Brocade manufactures the silicon in the VDX 8770. It has unique features that are worth reviewing closely, including silicon capacity for 384,000 MAC entries suitable for scaling large numbers of virtual machines using L2 fabric network designs. This will be important for companies using current-generation virtualization designs.

Another striking claim is "port to port" latency 3.5µs anywhere in the chassis. Compare this with Arista, which is the favored vendor for low-latency networks and has made solid advances into the HFT financial markets because of its 4.5 µsec, port-to-port latency on its 7500 chassis. Cisco Nexus latency can be as low 6µsec under limited conditions.

Multi-Gateway L3 Forwarding: Brocade has previously announced its VCS features to provide Layer 2 ECMP features based on TRILL with proprietary enhancements. Less well known is Brocade's trunking feature, which allows for L1 Ethernet channel bonding because of its technical requirements.

The next version of software will enable a new feature called Multi-Gateway L3 Forwarding (or routing) on every switch. In traditional networks, there's a single active router that handles the L3 forwarding, with a stand-by for resiliency. By comparison, Multi-Gateway L3 Forwarding means that every switch in the fabric can act as the router for any VLAN and will forward packets directly across the network based on IP addressing. By avoiding a central router in the network, Brocade can enable a significant scaling in routing performance because it's distributed throughout the network at ingress to the fabric.

This is a significant advantage when compared with Cisco's FabricPath, which uses GLBP for up to four default gateways and must rely on big routers in the core to perform the L3 forwarding. Juniper QFabric has a capability similar to that of Brocade, and because cloud network designs are moving to implement host-based routing to build only L3 cores, this technology could provide a significant feature advantage for Brocade.

VXLAN support on the roadmap: The tide of VXLAN seems overwhelming, and Brocade has confirmed that the silicon in the switch will get some visibility into VXLAN packets in the future. This is useful for monitoring and QoS, but it seems VXLAN hardware termination isn't a part of the plan, which is somewhat disappointing. It's not clear if the hardware can support VXLAN termination in the future.

Based on the information available, the Brocade VDX is serious commitment to Ethernet switching and continues the trend to scaled-out Ethernet networks. It's a competitor to Juniper QFabric in many ways, offering a data center-sized Ethernet fabric that scales up to 8,000 ports with low latency and very high performance. The limited number of switches could be a feature or limitation, depending on your design.

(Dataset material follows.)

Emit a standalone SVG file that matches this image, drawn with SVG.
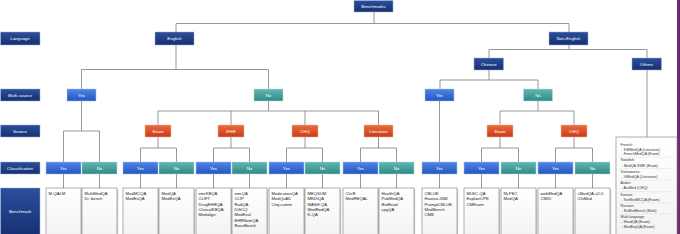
<svg xmlns="http://www.w3.org/2000/svg" width="680" height="234" viewBox="0 0 680 234">
<defs>
<linearGradient id="gNavy" x1="0" y1="0" x2="0" y2="1"><stop offset="0" stop-color="#2b4f9c"/><stop offset="1" stop-color="#163072"/></linearGradient>
<linearGradient id="gYes" x1="0" y1="0" x2="0" y2="1"><stop offset="0" stop-color="#4f86e6"/><stop offset="1" stop-color="#2455c2"/></linearGradient>
<linearGradient id="gNo" x1="0" y1="0" x2="0" y2="1"><stop offset="0" stop-color="#62b6b2"/><stop offset="1" stop-color="#2f8a87"/></linearGradient>
<linearGradient id="gOr" x1="0" y1="0" x2="0" y2="1"><stop offset="0" stop-color="#ec6a3e"/><stop offset="1" stop-color="#c83c17"/></linearGradient>
<linearGradient id="gWh" x1="0" y1="0" x2="0" y2="1"><stop offset="0" stop-color="#ffffff"/><stop offset="1" stop-color="#f3f3f3"/></linearGradient>
</defs>
<style>
.navy{fill:url(#gNavy);stroke:#9fb0d6;stroke-width:0.5}
.yes{fill:url(#gYes);stroke:#a9c0ee;stroke-width:0.5}
.no{fill:url(#gNo);stroke:#b4dcda;stroke-width:0.5}
.src{fill:url(#gOr);stroke:#f2b7a2;stroke-width:0.5}
.bm{fill:url(#gWh);stroke:#8c8c8c;stroke-width:0.7}
.sh{fill:#cfcfcf}
.t{font-family:"Liberation Sans",Arial,sans-serif;font-size:4.4px;fill:#ffffff;text-anchor:middle;dominant-baseline:central}
.b{font-family:"Liberation Sans",Arial,sans-serif;font-size:4.2px;fill:#222}
.l{font-family:"Liberation Sans",Arial,sans-serif;font-size:3.6px;fill:#333}
.c{fill:none;stroke:#8a8a8a;stroke-width:0.9}
.sep{stroke:#d6d6d6;stroke-width:0.4}
</style>
<rect width="680" height="234" fill="#ffffff"/>
<rect x="677" y="0" width="3" height="234" fill="#6b2a72"/>

<g id="connectors" class="c">
<path d="M374 12V23.5M176 23.5H569M176 23.5V32M569 23.5V32"/>
<path d="M176 45V69.5M81.5 69.5H268.5M81.5 69.5V89M268.5 69.5V89"/>
<path d="M81.5 101V131M63.5 131H99.5M63.5 131V162M99.5 131V162"/>
<path d="M268.5 101V111M158 111H378.5M158 111V125M231 111V125M305 111V125M378.5 111V125"/>
<path d="M158 137V148M140.5 148H176.5M140.5 148V162M176.5 148V162"/>
<path d="M231 137V148M213.5 148H249.5M213.5 148V162M249.5 148V162"/>
<path d="M305 137V148M286.5 148H322.5M286.5 148V162M322.5 148V162"/>
<path d="M378.5 137V148M360.5 148H396.5M360.5 148V162M396.5 148V162"/>
<path d="M569 45V49.5M489 49.5H647M489 49.5V58M647 49.5V58"/>
<path d="M489 70V80M440 80H538M440 80V89M538 80V89"/>
<path d="M439.5 101V162"/>
<path d="M538 101V111M500 111H574M500 111V125M574 111V125"/>
<path d="M500 137V148M481.5 148H518.5M481.5 148V162M518.5 148V162"/>
<path d="M574 137V148M555.5 148H592.5M555.5 148V162M592.5 148V162"/>
<path d="M647 70V137"/>
<path d="M63.5 174V188M99.5 174V188M140.5 174V188M176.5 174V188M213.5 174V188M249.5 174V188M286.5 174V188M322.5 174V188M360.5 174V188M396.5 174V188M439.5 174V188M481.5 174V188M518.5 174V188M555.5 174V188M592.5 174V188"/>
</g>

<g id="row-labels">
<g id="lbl-language"><rect class="navy" x="0.5" y="32" width="39.5" height="13"/><text class="t" x="20" y="38.5">Language</text></g>
<g id="lbl-multisource"><rect class="navy" x="0.5" y="89" width="39.5" height="12"/><text class="t" x="20" y="95">Multi-source</text></g>
<g id="lbl-source"><rect class="navy" x="0.5" y="125" width="39.5" height="12"/><text class="t" x="20" y="131">Source</text></g>
<g id="lbl-classification"><rect class="navy" x="0.5" y="162" width="39.5" height="12"/><text class="t" x="20" y="168">Classification</text></g>
<g id="lbl-benchmark"><rect class="navy" x="0.5" y="188" width="39.5" height="48"/><text class="t" x="20" y="211">Benchmark</text></g>
</g>

<g id="n-benchmarks"><rect class="navy" x="354" y="0.5" width="39" height="11.5"/><text class="t" x="373.5" y="6.3">Benchmarks</text></g>
<g id="n-english"><rect class="navy" x="155" y="32" width="39" height="13"/><text class="t" x="174.5" y="38.5">English</text></g>
<g id="n-nonenglish"><rect class="navy" x="549" y="32" width="39" height="13"/><text class="t" x="568.5" y="38.5">Non-English</text></g>
<g id="n-chinese"><rect class="navy" x="474" y="58" width="29.5" height="12"/><text class="t" x="488.7" y="64">Chinese</text></g>
<g id="n-others"><rect class="navy" x="632" y="58" width="29.5" height="12"/><text class="t" x="646.7" y="64">Others</text></g>

<g id="n-en-ms-yes"><rect class="yes" x="67" y="89" width="29" height="12"/><text class="t" x="81.5" y="95">Yes</text></g>
<g id="n-en-ms-no"><rect class="no" x="254" y="89" width="29" height="12"/><text class="t" x="268.5" y="95">No</text></g>
<g id="n-zh-ms-yes"><rect class="yes" x="425" y="89" width="29" height="12"/><text class="t" x="439.5" y="95">Yes</text></g>
<g id="n-zh-ms-no"><rect class="no" x="523.5" y="89" width="29" height="12"/><text class="t" x="538" y="95">No</text></g>

<g id="n-en-exam"><rect class="src" x="145" y="125" width="26" height="12"/><text class="t" x="158" y="131">Exam</text></g>
<g id="n-en-ehr"><rect class="src" x="218" y="125" width="26" height="12"/><text class="t" x="231" y="131">EHR</text></g>
<g id="n-en-chq"><rect class="src" x="292" y="125" width="26" height="12"/><text class="t" x="305" y="131">CHQ</text></g>
<g id="n-en-lit"><rect class="src" x="364" y="125" width="29" height="12"/><text class="t" x="378.5" y="131">Literature</text></g>
<g id="n-zh-exam"><rect class="src" x="487" y="125" width="26" height="12"/><text class="t" x="500" y="131">Exam</text></g>
<g id="n-zh-chq"><rect class="src" x="561" y="125" width="26" height="12"/><text class="t" x="574" y="131">CHQ</text></g>

<g id="classification">
<g id="c1"><rect class="yes" x="46" y="162" width="35" height="12"/><text class="t" x="63.5" y="168">Yes</text></g>
<g id="c2"><rect class="no" x="82" y="162" width="35" height="12"/><text class="t" x="99.5" y="168">No</text></g>
<g id="c3"><rect class="yes" x="123" y="162" width="35" height="12"/><text class="t" x="140.5" y="168">Yes</text></g>
<g id="c4"><rect class="no" x="159" y="162" width="35" height="12"/><text class="t" x="176.5" y="168">No</text></g>
<g id="c5"><rect class="yes" x="196" y="162" width="35" height="12"/><text class="t" x="213.5" y="168">Yes</text></g>
<g id="c6"><rect class="no" x="232" y="162" width="35" height="12"/><text class="t" x="249.5" y="168">No</text></g>
<g id="c7"><rect class="yes" x="269" y="162" width="35" height="12"/><text class="t" x="286.5" y="168">Yes</text></g>
<g id="c8"><rect class="no" x="305" y="162" width="35" height="12"/><text class="t" x="322.5" y="168">No</text></g>
<g id="c9"><rect class="yes" x="343" y="162" width="35" height="12"/><text class="t" x="360.5" y="168">Yes</text></g>
<g id="c10"><rect class="no" x="379" y="162" width="35" height="12"/><text class="t" x="396.5" y="168">No</text></g>
<g id="c11"><rect class="yes" x="422" y="162" width="35" height="12"/><text class="t" x="439.5" y="168">Yes</text></g>
<g id="c12"><rect class="yes" x="464" y="162" width="35" height="12"/><text class="t" x="481.5" y="168">Yes</text></g>
<g id="c13"><rect class="no" x="501" y="162" width="35" height="12"/><text class="t" x="518.5" y="168">No</text></g>
<g id="c14"><rect class="yes" x="538" y="162" width="35" height="12"/><text class="t" x="555.5" y="168">Yes</text></g>
<g id="c15"><rect class="no" x="575" y="162" width="35" height="12"/><text class="t" x="592.5" y="168">No</text></g>
</g>

<g id="benchmarks">
<g id="b1"><rect class="sh" x="47.2" y="189.2" width="35" height="48"/><rect class="bm" x="46" y="188" width="35" height="48"/><text class="b" x="48.5" y="195">M-QALM</text></g>
<g id="b2"><rect class="sh" x="83.2" y="189.2" width="35" height="48"/><rect class="bm" x="82" y="188" width="35" height="48"/><text class="b" x="84.5" y="195">MultiMedQA</text><text class="b" x="84.5" y="200.3">Dr. bench</text></g>
<g id="b3"><rect class="sh" x="124.2" y="189.2" width="35" height="48"/><rect class="bm" x="123" y="188" width="35" height="48"/><text class="b" x="125.5" y="195">MedMCQA</text><text class="b" x="125.5" y="200.3">MedExQA</text></g>
<g id="b4"><rect class="sh" x="160.2" y="189.2" width="35" height="48"/><rect class="bm" x="159" y="188" width="35" height="48"/><text class="b" x="161.5" y="195">MedQA</text><text class="b" x="161.5" y="200.3">MedExQA</text></g>
<g id="b5"><rect class="sh" x="197.2" y="189.2" width="35" height="48"/><rect class="bm" x="196" y="188" width="35" height="48"/><text class="b" x="198.5" y="195">emrKBQA</text><text class="b" x="198.5" y="200.3">CLIFT</text><text class="b" x="198.5" y="205.6">DrugEHRQA</text><text class="b" x="198.5" y="210.9">ClinicalKBQA</text><text class="b" x="198.5" y="216.2">Medalign</text></g>
<g id="b6"><rect class="sh" x="233.2" y="189.2" width="35" height="48"/><rect class="bm" x="232" y="188" width="35" height="48"/><text class="b" x="234.5" y="195">emrQA</text><text class="b" x="234.5" y="200.3">CLIP</text><text class="b" x="234.5" y="205.6">RadQA</text><text class="b" x="234.5" y="210.9">DiSCQ</text><text class="b" x="234.5" y="216.2">MedEval</text><text class="b" x="234.5" y="221.5">EHRNoteQA</text><text class="b" x="234.5" y="226.8">RaceBench</text></g>
<g id="b7"><rect class="sh" x="270.2" y="189.2" width="35" height="48"/><rect class="bm" x="269" y="188" width="35" height="48"/><text class="b" x="271.5" y="195">MedicationQA</text><text class="b" x="271.5" y="200.3">MedQuAD</text><text class="b" x="271.5" y="205.6">Chq-summ</text></g>
<g id="b8"><rect class="sh" x="306.2" y="189.2" width="35" height="48"/><rect class="bm" x="305" y="188" width="35" height="48"/><text class="b" x="307.5" y="195">MEQSUM</text><text class="b" x="307.5" y="200.3">MEDIQA</text><text class="b" x="307.5" y="205.6">MASH-QA</text><text class="b" x="307.5" y="210.9">MedRedQA</text><text class="b" x="307.5" y="216.2">K-QA</text></g>
<g id="b9"><rect class="sh" x="344.2" y="189.2" width="35" height="48"/><rect class="bm" x="343" y="188" width="35" height="48"/><text class="b" x="345.5" y="195">ClicR</text><text class="b" x="345.5" y="200.3">MedREQAL</text></g>
<g id="b10"><rect class="sh" x="380.2" y="189.2" width="35" height="48"/><rect class="bm" x="379" y="188" width="35" height="48"/><text class="b" x="381.5" y="195">HealthQA</text><text class="b" x="381.5" y="200.3">PubMedQA</text><text class="b" x="381.5" y="205.6">BioRead</text><text class="b" x="381.5" y="210.9">cpgQA</text></g>
<g id="b11"><rect class="sh" x="423.2" y="189.2" width="35" height="48"/><rect class="bm" x="422" y="188" width="35" height="48"/><text class="b" x="424.5" y="195">CBLUE</text><text class="b" x="424.5" y="200.3">Huatuo-26M</text><text class="b" x="424.5" y="205.6">PromptCBLUE</text><text class="b" x="424.5" y="210.9">MedBench</text><text class="b" x="424.5" y="216.2">CMB</text></g>
<g id="b12"><rect class="sh" x="465.2" y="189.2" width="35" height="48"/><rect class="bm" x="464" y="188" width="35" height="48"/><text class="b" x="466.5" y="195">MLEC-QA</text><text class="b" x="466.5" y="200.3">ExplainCPE</text><text class="b" x="466.5" y="205.6">CMExam</text></g>
<g id="b13"><rect class="sh" x="502.2" y="189.2" width="35" height="48"/><rect class="bm" x="501" y="188" width="35" height="48"/><text class="b" x="503.5" y="195">NLPEC</text><text class="b" x="503.5" y="200.3">MedQA</text></g>
<g id="b14"><rect class="sh" x="539.2" y="189.2" width="35" height="48"/><rect class="bm" x="538" y="188" width="35" height="48"/><text class="b" x="540.5" y="195">webMedQA</text><text class="b" x="540.5" y="200.3">CMID</text></g>
<g id="b15"><rect class="sh" x="576.2" y="189.2" width="35" height="48"/><rect class="bm" x="575" y="188" width="35" height="48"/><text class="b" x="577.5" y="195">cMedQA-v2.0</text><text class="b" x="577.5" y="200.3">ChiMed</text></g>
</g>

<g id="n-others-list">
<rect class="bm" x="616" y="137" width="61" height="99"/>
<line class="sep" x1="619" y1="157.3" x2="674" y2="157.3"/>
<line class="sep" x1="619" y1="168.7" x2="674" y2="168.7"/>
<line class="sep" x1="619" y1="180.2" x2="674" y2="180.2"/>
<line class="sep" x1="619" y1="191.8" x2="674" y2="191.8"/>
<line class="sep" x1="619" y1="203" x2="674" y2="203"/>
<line class="sep" x1="619" y1="214" x2="674" y2="214"/>
<text class="l" x="620.5" y="146">French:</text>
<text class="l" x="621.5" y="150.5">- FrBMedQA (Literature)</text>
<text class="l" x="621.5" y="155.3">- FrenchMedQA (Exam)</text>
<text class="l" x="620.5" y="161.3">Swedish:</text>
<text class="l" x="621.5" y="166.6">- MedQA-SWE (Exam)</text>
<text class="l" x="620.5" y="172.7">Vietnamese:</text>
<text class="l" x="621.5" y="177.7">- ViMedQA (Literature)</text>
<text class="l" x="620.5" y="184.3">Arabic:</text>
<text class="l" x="621.5" y="188.8">- AraMed (CHQ)</text>
<text class="l" x="620.5" y="196">Korean:</text>
<text class="l" x="621.5" y="200.7">- KorMedMCQA (Exam)</text>
<text class="l" x="620.5" y="207">Russian:</text>
<text class="l" x="621.5" y="212">- RuMedBench (Multi)</text>
<text class="l" x="620.5" y="218">Multi-language:</text>
<text class="l" x="621.5" y="222.7">- HeadQA (Exam)</text>
<text class="l" x="621.5" y="228">- MedExpQA (Exam)</text>
</g>
</svg>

Compared with Cisco Nexus and Juniper QFabric, the Brocade VDX 8770 is a leader in latency, speed and density. The Multi-Gateway L3 Forwarding will need some closer scrutiny to be sure how it works. As a company, Brocade clearly needs to break out of the rut of selling Fibre Channel to storage administrators and start to compete against Cisco and Juniper. For now, it looks like the company has executed on its potential, and I'll be watching for the final solution when it arrives.